Я наблюдаю за Женевьевой. На краткий миг мне чудится, будто сквозь ее теперешние черты, как сквозь черты утопленницы, вдруг проступает ее прежнее, взволнованное, безумное, любимое мною лицо; но его тут же смывает плещущая вода болтовни о санатории, оборудованном по последнему слову медицины — обе дамы упорно называют лечебницу санаторием, — о живописных окрестностях, о нашем старинном городе, о всяких дядях и тетках, находящихся в Страсбурге и Голландии, о трудных временах, необходимости религиозной веры, качестве лотарингских вин и прекрасном Эльзасе. И ни слова о том, что когда-то меня так взволновало и потрясло. Все как бы опустилось на дно, словно его никогда и не было. Я скоро откланиваюсь.

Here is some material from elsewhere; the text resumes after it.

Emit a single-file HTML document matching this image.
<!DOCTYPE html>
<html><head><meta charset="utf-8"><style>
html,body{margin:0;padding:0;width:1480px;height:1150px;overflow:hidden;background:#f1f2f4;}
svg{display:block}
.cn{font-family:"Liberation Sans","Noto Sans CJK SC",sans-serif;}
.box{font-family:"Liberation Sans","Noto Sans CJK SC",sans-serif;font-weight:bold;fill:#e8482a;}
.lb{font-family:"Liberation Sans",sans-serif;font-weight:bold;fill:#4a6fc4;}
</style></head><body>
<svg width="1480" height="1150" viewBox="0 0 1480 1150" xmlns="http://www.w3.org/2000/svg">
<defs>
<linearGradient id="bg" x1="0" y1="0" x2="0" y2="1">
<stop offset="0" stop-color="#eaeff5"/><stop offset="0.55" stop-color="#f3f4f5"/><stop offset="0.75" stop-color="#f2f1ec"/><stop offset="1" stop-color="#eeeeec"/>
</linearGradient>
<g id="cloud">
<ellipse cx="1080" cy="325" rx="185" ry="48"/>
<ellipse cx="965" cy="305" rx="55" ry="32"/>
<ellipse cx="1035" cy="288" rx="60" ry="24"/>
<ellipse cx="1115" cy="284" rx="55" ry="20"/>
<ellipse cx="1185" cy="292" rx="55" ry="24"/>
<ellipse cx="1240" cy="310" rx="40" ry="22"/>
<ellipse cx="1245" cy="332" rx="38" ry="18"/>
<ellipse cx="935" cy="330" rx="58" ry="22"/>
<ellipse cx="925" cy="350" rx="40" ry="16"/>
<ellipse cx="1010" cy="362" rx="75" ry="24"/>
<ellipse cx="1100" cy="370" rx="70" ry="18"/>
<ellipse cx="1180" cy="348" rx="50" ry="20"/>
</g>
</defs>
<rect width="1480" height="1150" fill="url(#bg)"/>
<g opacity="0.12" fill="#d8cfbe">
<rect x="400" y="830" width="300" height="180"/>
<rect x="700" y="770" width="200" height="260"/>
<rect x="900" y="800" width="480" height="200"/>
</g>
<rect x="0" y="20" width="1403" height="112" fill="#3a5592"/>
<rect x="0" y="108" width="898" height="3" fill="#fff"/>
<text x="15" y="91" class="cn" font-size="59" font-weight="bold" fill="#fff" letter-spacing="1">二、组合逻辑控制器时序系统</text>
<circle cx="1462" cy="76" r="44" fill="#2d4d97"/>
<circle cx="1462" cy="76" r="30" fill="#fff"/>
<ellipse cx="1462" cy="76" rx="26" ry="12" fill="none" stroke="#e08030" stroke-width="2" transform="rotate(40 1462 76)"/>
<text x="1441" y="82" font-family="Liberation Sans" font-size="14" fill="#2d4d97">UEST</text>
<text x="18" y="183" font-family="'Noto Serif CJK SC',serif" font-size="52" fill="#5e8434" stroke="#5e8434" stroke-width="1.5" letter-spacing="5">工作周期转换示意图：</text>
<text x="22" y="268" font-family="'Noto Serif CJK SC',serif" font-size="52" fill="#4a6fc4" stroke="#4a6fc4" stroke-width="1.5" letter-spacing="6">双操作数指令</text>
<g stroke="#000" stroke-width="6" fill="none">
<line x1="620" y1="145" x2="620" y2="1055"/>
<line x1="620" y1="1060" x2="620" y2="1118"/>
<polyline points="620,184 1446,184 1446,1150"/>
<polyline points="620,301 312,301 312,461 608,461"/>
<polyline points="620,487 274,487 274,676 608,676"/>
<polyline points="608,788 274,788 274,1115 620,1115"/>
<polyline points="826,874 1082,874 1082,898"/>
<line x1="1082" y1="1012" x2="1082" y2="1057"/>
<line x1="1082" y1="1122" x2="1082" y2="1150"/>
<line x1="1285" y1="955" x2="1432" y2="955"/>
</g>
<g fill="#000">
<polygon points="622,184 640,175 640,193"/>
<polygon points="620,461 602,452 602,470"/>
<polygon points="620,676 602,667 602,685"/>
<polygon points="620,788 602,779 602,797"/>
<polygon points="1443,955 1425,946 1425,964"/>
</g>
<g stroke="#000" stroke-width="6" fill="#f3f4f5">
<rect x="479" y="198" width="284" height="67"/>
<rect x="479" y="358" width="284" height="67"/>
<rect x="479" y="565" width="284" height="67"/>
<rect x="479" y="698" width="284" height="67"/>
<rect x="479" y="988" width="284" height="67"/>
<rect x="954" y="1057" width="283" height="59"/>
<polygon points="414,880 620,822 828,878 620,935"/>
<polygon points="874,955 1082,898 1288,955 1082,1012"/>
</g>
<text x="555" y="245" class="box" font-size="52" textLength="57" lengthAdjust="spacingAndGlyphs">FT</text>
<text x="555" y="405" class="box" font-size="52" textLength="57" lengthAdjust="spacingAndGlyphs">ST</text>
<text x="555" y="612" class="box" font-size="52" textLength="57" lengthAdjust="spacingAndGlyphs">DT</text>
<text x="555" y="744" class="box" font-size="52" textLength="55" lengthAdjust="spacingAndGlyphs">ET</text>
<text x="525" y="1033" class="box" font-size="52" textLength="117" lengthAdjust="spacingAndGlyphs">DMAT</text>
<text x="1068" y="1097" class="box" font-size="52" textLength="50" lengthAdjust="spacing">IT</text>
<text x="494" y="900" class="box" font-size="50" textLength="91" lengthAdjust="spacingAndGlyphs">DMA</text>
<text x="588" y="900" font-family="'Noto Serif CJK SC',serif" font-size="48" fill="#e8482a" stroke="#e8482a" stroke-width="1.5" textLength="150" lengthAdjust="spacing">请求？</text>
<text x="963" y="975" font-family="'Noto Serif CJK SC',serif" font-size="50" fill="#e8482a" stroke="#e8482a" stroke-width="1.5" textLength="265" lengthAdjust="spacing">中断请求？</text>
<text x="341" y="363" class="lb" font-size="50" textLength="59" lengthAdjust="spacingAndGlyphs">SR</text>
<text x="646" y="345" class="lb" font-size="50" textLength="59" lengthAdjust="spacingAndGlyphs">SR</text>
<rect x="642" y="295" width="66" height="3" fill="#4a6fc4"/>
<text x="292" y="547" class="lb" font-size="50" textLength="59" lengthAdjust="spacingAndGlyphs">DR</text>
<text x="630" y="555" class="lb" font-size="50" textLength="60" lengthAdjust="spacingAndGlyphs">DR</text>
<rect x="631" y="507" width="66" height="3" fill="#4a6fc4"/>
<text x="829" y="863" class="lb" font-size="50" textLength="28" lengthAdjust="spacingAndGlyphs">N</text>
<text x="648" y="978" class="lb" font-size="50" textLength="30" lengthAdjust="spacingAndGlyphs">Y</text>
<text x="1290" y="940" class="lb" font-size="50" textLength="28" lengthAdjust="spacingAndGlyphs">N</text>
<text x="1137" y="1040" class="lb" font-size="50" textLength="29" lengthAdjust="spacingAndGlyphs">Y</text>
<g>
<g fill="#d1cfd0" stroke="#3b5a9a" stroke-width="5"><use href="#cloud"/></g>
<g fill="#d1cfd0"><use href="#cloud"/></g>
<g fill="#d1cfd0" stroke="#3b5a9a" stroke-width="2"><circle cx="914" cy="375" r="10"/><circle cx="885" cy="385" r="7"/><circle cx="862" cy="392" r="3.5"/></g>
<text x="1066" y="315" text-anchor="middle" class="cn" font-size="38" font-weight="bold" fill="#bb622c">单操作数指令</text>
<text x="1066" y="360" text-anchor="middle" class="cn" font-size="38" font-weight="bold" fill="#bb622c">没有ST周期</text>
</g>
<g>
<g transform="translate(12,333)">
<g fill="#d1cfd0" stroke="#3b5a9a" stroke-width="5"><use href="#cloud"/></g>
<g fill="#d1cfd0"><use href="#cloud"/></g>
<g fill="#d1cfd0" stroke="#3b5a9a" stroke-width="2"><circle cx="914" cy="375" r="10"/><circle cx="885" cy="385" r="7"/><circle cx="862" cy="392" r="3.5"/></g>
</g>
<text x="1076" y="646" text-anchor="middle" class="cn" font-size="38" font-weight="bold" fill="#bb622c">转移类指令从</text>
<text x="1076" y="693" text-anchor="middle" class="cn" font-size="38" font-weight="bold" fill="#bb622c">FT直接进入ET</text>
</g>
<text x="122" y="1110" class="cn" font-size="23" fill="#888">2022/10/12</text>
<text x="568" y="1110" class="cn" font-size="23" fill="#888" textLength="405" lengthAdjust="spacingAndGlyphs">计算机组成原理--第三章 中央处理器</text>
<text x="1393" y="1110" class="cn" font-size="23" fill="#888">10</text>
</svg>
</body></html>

— Прощайте, фрейлейн Терговен, — говорю я. — Вы, кажется, уезжаете на этой неделе. Она кивает.
— Разве вы сегодня вечером еще разок не заглянете к нам? — спрашивает меня Вернике.

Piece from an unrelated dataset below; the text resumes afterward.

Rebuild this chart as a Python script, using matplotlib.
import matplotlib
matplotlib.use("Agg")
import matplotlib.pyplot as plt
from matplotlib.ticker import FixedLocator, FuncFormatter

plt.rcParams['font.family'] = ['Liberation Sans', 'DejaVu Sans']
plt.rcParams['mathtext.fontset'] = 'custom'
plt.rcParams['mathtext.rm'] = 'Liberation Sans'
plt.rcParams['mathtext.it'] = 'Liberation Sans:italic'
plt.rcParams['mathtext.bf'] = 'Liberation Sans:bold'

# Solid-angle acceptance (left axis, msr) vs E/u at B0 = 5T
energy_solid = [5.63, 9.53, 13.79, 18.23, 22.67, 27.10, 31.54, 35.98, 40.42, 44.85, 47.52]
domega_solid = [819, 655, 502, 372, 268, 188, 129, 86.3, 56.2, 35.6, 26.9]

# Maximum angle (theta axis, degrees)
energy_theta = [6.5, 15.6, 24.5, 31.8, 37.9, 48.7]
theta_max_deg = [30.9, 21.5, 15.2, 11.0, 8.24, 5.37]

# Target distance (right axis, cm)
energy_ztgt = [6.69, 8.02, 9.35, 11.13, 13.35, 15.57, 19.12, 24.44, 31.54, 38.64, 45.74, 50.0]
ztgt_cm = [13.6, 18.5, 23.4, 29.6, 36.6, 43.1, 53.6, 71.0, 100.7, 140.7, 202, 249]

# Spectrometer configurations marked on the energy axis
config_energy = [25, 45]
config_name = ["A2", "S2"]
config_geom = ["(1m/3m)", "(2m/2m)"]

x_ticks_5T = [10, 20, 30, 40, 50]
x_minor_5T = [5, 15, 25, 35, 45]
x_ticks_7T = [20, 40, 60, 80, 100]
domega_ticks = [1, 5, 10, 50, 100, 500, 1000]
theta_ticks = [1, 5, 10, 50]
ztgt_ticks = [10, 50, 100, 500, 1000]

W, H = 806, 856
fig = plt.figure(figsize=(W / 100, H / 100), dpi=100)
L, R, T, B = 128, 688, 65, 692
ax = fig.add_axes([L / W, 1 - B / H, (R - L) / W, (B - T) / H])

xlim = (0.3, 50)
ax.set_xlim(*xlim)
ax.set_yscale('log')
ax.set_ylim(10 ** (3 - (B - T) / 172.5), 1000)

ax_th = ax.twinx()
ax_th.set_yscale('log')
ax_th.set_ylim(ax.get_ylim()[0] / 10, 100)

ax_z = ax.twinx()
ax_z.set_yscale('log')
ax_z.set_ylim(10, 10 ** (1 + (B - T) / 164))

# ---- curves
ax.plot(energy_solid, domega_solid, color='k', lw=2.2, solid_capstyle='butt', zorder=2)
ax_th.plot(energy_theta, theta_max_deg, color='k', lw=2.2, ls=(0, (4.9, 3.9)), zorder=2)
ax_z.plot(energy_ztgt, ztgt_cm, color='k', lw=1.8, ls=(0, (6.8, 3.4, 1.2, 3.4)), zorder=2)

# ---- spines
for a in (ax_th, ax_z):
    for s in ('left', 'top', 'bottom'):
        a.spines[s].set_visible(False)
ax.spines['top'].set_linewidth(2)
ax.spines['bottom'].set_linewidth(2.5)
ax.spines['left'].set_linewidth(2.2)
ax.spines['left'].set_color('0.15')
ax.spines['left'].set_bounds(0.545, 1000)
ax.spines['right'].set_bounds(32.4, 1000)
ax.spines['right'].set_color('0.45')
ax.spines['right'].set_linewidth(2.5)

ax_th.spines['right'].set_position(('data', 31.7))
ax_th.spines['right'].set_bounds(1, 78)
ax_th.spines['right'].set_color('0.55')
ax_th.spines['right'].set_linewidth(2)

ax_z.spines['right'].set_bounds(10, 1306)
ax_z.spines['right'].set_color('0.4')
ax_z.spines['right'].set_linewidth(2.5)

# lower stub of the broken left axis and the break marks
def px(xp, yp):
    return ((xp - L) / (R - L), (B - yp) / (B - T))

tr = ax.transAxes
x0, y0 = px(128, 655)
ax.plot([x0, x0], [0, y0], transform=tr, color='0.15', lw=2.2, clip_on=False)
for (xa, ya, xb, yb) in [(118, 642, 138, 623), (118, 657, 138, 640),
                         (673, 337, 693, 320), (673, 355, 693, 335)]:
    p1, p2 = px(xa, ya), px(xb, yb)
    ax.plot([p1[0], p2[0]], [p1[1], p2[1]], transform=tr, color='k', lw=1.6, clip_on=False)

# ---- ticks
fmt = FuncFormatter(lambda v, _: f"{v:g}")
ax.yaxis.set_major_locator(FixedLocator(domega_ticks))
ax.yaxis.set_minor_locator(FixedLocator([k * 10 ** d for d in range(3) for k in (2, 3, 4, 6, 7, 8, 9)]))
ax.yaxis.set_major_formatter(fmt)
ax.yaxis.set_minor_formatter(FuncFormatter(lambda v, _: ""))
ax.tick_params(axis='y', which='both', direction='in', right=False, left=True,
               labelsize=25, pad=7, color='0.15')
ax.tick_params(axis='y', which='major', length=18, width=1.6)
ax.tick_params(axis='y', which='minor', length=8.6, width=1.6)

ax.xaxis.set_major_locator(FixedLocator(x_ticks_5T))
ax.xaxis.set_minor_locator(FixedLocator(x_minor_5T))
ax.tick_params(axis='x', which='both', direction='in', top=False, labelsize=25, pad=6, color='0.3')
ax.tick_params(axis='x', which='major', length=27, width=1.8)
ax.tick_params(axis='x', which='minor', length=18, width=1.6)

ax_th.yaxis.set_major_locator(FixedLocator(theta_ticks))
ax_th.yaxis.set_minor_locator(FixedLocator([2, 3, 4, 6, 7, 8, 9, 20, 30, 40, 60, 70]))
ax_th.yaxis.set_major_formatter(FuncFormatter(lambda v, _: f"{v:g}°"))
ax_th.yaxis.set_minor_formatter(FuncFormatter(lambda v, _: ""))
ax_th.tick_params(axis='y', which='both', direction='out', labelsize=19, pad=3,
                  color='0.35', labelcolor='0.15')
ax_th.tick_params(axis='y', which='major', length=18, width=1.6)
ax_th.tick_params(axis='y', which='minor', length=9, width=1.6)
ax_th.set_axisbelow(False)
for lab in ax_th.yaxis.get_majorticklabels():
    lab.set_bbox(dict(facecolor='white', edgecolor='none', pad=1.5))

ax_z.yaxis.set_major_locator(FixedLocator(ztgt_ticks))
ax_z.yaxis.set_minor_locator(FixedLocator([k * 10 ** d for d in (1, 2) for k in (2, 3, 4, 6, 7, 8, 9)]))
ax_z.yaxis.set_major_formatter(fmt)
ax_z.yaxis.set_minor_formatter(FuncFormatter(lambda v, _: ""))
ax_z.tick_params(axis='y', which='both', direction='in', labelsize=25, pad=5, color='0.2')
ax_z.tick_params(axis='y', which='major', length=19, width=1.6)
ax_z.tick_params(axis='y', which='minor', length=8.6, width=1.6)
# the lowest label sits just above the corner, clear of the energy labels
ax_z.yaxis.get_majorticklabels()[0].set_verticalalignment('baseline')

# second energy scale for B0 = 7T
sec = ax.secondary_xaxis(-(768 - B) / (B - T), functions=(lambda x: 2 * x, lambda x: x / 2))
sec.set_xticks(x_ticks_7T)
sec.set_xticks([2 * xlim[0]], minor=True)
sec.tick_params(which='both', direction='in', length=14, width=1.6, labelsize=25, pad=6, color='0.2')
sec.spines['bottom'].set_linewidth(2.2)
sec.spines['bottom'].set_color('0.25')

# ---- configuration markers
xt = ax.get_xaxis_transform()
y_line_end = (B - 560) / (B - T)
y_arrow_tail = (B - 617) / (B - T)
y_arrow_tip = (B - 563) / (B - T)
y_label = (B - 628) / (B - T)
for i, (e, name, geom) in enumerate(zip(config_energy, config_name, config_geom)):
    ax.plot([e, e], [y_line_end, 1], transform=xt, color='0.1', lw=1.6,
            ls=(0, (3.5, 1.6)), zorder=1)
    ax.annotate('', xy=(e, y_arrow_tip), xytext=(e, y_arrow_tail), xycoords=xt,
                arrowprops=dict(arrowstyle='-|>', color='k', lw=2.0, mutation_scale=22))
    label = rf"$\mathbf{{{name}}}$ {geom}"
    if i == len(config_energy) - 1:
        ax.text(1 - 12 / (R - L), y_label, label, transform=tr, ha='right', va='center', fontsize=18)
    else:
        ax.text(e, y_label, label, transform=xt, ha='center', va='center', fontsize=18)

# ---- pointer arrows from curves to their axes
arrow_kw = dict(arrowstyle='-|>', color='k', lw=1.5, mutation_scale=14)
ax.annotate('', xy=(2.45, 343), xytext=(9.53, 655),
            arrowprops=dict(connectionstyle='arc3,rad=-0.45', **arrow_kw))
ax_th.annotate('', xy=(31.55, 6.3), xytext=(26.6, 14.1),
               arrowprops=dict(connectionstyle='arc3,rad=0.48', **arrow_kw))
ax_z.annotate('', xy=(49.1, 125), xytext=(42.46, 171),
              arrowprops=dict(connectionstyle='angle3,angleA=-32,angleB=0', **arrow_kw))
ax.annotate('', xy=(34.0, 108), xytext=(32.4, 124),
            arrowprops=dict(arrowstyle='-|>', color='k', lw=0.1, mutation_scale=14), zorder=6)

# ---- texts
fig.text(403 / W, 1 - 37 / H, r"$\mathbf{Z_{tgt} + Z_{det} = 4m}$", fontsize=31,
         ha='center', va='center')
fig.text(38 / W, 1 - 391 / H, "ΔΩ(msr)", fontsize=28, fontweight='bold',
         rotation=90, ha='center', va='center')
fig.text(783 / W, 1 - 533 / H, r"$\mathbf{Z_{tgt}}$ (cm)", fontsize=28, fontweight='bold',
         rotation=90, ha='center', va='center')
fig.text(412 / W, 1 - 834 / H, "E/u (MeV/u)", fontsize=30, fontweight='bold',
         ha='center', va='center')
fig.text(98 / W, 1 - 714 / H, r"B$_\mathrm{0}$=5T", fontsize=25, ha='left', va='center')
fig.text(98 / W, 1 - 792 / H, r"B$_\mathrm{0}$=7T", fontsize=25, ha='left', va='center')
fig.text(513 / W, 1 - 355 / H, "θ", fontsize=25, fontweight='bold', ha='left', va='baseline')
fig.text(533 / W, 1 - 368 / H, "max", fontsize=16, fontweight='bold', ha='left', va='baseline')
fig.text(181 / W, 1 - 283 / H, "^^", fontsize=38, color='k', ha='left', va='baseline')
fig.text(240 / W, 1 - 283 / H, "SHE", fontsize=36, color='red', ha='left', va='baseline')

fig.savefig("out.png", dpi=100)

— Да, я приду к вечерней службе.
— А потом зайдите ко мне, выпьем. Вы не откажетесь, сударыни?
— С удовольствием, — отвечает мать Изабеллы. — Мы все равно будем в церкви.
x x x
Вечер оказывается еще мучительнее, чем день, мягкий свет его обманчив. Я видел Изабеллу в часовне. Сияние свечей плыло над ее головой. Она сидела почти неподвижно. При звуках органа лица больных казались бледными плоскими лунами. Изабелла молилась: она была здорова.

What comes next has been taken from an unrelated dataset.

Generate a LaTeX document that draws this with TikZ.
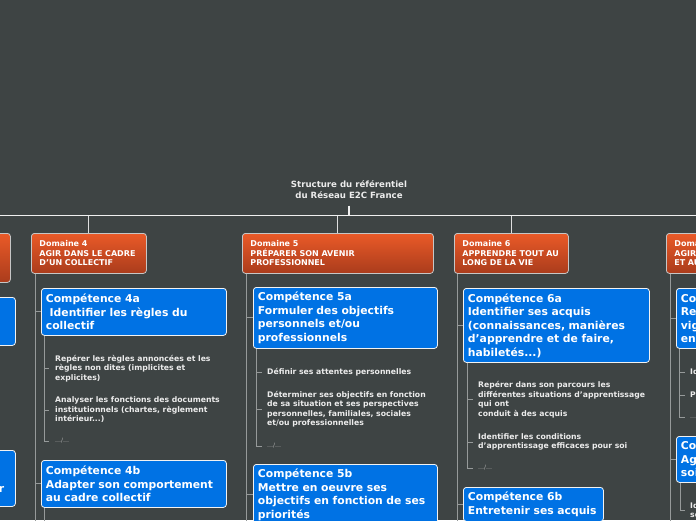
\documentclass[tikz,border=0pt]{standalone}
\usepackage{fontspec}
\setmainfont{DejaVu Sans}
\usepackage{tikz}
\usetikzlibrary{positioning}
\definecolor{bgdark}{RGB}{62,68,68}
\definecolor{domtop}{RGB}{234,90,40}
\definecolor{dombot}{RGB}{170,60,28}
\definecolor{compblue}{RGB}{0,114,228}
\definecolor{treegray}{RGB}{150,154,154}
\definecolor{itemwhite}{RGB}{236,236,236}

\begin{document}
\begin{tikzpicture}[
    x=1pt, y=-1pt,
    dombox/.style={draw=gray!45!white, line width=0.8pt, rounded corners=3pt,
                top color=domtop, bottom color=dombot, anchor=north west,
                minimum height=40pt, inner xsep=8pt, inner ysep=2pt, align=left,
                text=white, font=\bfseries\fontsize{8}{9.5}\selectfont},
    compbox/.style={draw=white!90!gray, line width=0.8pt, rounded corners=3pt,
                fill=compblue, anchor=north west, inner xsep=4.5pt, inner ysep=2pt,
                align=left, text=white, font=\bfseries\fontsize{10.8}{13.5}\selectfont},
    skill/.style={anchor=west, inner sep=0pt, align=left, text=itemwhite,
                font=\bfseries\fontsize{7.7}{9.5}\selectfont},
    ellip/.style={anchor=west, inner sep=0pt, text=gray!60!white,
                font=\fontsize{6}{7}\selectfont},
    title/.style={align=center, text=itemwhite, inner ysep=7pt,
                font=\bfseries\fontsize{8.6}{11}\selectfont},
    spine/.style={draw=white!88!gray, line width=1.8pt},
    drop/.style={draw=white!75!gray, line width=1pt},
    treeline/.style={draw=treegray, line width=0.9pt}
]
    \fill[bgdark] (0,0) rectangle (696,520);
    \useasboundingbox (0,0) rectangle (696,520);

    \node[title] (root) at (349,189.5) {Structure du référentiel\\du Réseau E2C France};
    \coordinate (busL) at (-10,215.5);
    \coordinate (busR) at (706,215.5);
    \draw[spine] (busL) -- (busR);
    \draw[spine] (root.south) -- (root.south |- busL);

    \node[dombox, minimum width=114pt, minimum height=49pt] (dom3) at (-104,233) {};
    \node[dombox, text width=99pt] (dom4) at (31,233) {Domaine 4\\AGIR DANS LE CADRE\\D’UN COLLECTIF};
    \node[dombox, text width=175pt] (dom5) at (242,233) {Domaine 5\\PRÉPARER SON AVENIR\\PROFESSIONNEL};
    \node[dombox, text width=98pt] (dom6) at (454,233) {Domaine 6\\APPRENDRE TOUT AU\\LONG DE LA VIE};
    \node[dombox, text width=100pt] (dom7) at (666,233) {Doma\\AGIR\\ET AU};

    \draw[drop] (dom4.north |- busL) -- (dom4.north);
    \draw[drop] (dom5.north |- busL) -- (dom5.north);
    \draw[drop] (dom6.north |- busL) -- (dom6.north);

    \node[compbox, minimum width=195pt, minimum height=48pt] (c3a) at (-180,297) {};
    \node[compbox, minimum width=195pt, minimum height=56pt] (c3b) at (-180,450) {};
    \node[compbox, anchor=base east, inner sep=0pt, draw=none, fill=none] (c3btxt) at (4.5,492) {r};

    \node[compbox, text width=176pt, minimum height=47pt] (c4a) at (41,288) {Compétence 4a\\\hspace*{0.35em}Identifier les règles du\\collectif};
    \node[compbox, text width=176pt, minimum height=47pt] (c4b) at (41,460) {Compétence 4b\\Adapter son comportement\\au cadre collectif};
    \node[compbox, text width=175pt, minimum height=61pt] (c5a) at (253,287) {Compétence 5a\\Formuler des objectifs\\personnels et/ou\\professionnels};
    \node[compbox, text width=175pt, minimum height=61pt] (c5b) at (253,464) {Compétence 5b\\Mettre en oeuvre ses\\objectifs en fonction de ses\\priorités};
    \node[compbox, text width=177pt, minimum height=74pt] (c6a) at (463,288) {Compétence 6a\\Identifier ses acquis\\(connaissances, manières\\d’apprendre et de faire,\\habiletés...)};
    \node[compbox, text width=131pt, minimum height=34pt] (c6b) at (463,487) {Compétence 6b\\Entretenir ses acquis};
    \node[compbox, text width=100pt, minimum height=60pt] (c7a) at (676,288) {Co\\Re\\vig\\en};
    \node[compbox, text width=100pt, minimum height=46pt] (c7b) at (676,436) {Co\\Ag\\soi};

    \draw[treeline] ([xshift=4pt]dom4.south west) |- (c4a.west);
    \draw[treeline] ([xshift=4pt]dom4.south west) |- (c4b.west);
    \draw[treeline] ([xshift=4pt]dom4.south west) -- ++(0,260);
    \draw[treeline] ([xshift=4.5pt]dom5.south west) |- (c5a.west);
    \draw[treeline] ([xshift=4.5pt]dom5.south west) |- (c5b.west);
    \draw[treeline] ([xshift=4.5pt]dom5.south west) -- ++(0,260);
    \draw[treeline] ([xshift=3.7pt]dom6.south west) |- (c6a.west);
    \draw[treeline] ([xshift=3.7pt]dom6.south west) |- (c6b.west);
    \draw[treeline] ([xshift=3.7pt]dom6.south west) -- ++(0,260);
    \draw[treeline] ([xshift=4pt]dom7.south west) |- (c7a.west);
    \draw[treeline] ([xshift=4pt]dom7.south west) |- (c7b.west);
    \draw[treeline] ([xshift=4pt]dom7.south west) -- ++(0,260);

    \node[skill] (r4a1) at (55,368.3) {Repérer les règles annoncées et les\\règles non dites (implicites et\\explicites)};
    \node[skill] (r4a2) at (55,410) {Analyser les fonctions des documents\\institutionnels (chartes, règlement\\intérieur...)};
    \node[ellip] (r4a3) at (55,441) {…/…};
    \foreach \n in {r4a1,r4a2,r4a3}
        \draw[treeline] ([xshift=3.5pt]c4a.south west) |- ([xshift=-6pt]\n.west);
    \draw[treeline] ([xshift=3.5pt]c4b.south west) -- ++(0,30);

    \node[skill] (r5a1) at (267,372) {Définir ses attentes personnelles};
    \node[skill] (r5a2) at (267,409) {Déterminer ses objectifs en fonction\\de sa situation et ses perspectives\\personnelles, familiales, sociales\\et/ou professionnelles};
    \node[ellip] (r5a3) at (267,446) {…/…};
    \foreach \n in {r5a1,r5a2,r5a3}
        \draw[treeline] ([xshift=3.7pt]c5a.south west) |- ([xshift=-5pt]\n.west);

    \node[skill] (r6a1) at (478,399.5) {Repérer dans son parcours les\\différentes situations d’apprentissage\\qui ont\\conduit à des acquis};
    \node[skill] (r6a2) at (478,442) {Identifier les conditions\\d’apprentissage efficaces pour soi};
    \node[ellip] (r6a3) at (478,468) {…/…};
    \foreach \n in {r6a1,r6a2,r6a3}
        \draw[treeline] ([xshift=4.5pt]c6a.south west) |- ([xshift=-5pt]\n.west);

    \node[skill] (r7a1) at (690,372) {Id};
    \node[skill] (r7a2) at (690,395) {P};
    \node[ellip] (r7a3) at (690,417) {…/…};
    \foreach \n in {r7a1,r7a2,r7a3}
        \draw[treeline] ([xshift=3.5pt]c7a.south west) |- ([xshift=-5pt]\n.west);
    \node[skill] (r7b1) at (690,510) {Id\\so};
    \draw[treeline] ([xshift=4pt]c7b.south west) |- ([xshift=-5pt]r7b1.west);
\end{tikzpicture}
\end{document}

Не становится легче и после службы. Мне удается перехватить Женевьеву при выходе из часовни и пройти с ней вперед. Вот и аллея. Я не знаю, что мне сказать. Женевьева кутается в пальто.
— Какими холодными становятся вечера, — замечает она.
— Да. Вы уезжаете на этой неделе?
— Да. Хотелось бы. Давно я не была дома.
— Вы рады?
— Конечно.
Говорить больше не о чем. Но я не могу сдержаться, ведь я слышу те же шаги, и так же белеет ее лицо в темноте, и в душе возникает то же мягкое предчувствие.
— Изабелла, — произношу я, пока мы еще в аллее.
— Простите, как вы сказали? — удивленно спрашивает она.
— Ах, — отвечаю я, — просто я назвал одно имя.
На мгновение она задерживает шаг.
— Вы, наверное, ошиблись, — отвечает она затем. — Меня зовут Женевьева.
— Да, разумеется. Изабеллой звали кого-то другого. Мы иногда об этом с вами говорили.
— Да? Может быть. Ведь говоришь о стольких вещах, — виновато замечает она. — Поэтому иной раз кое-что и забываешь.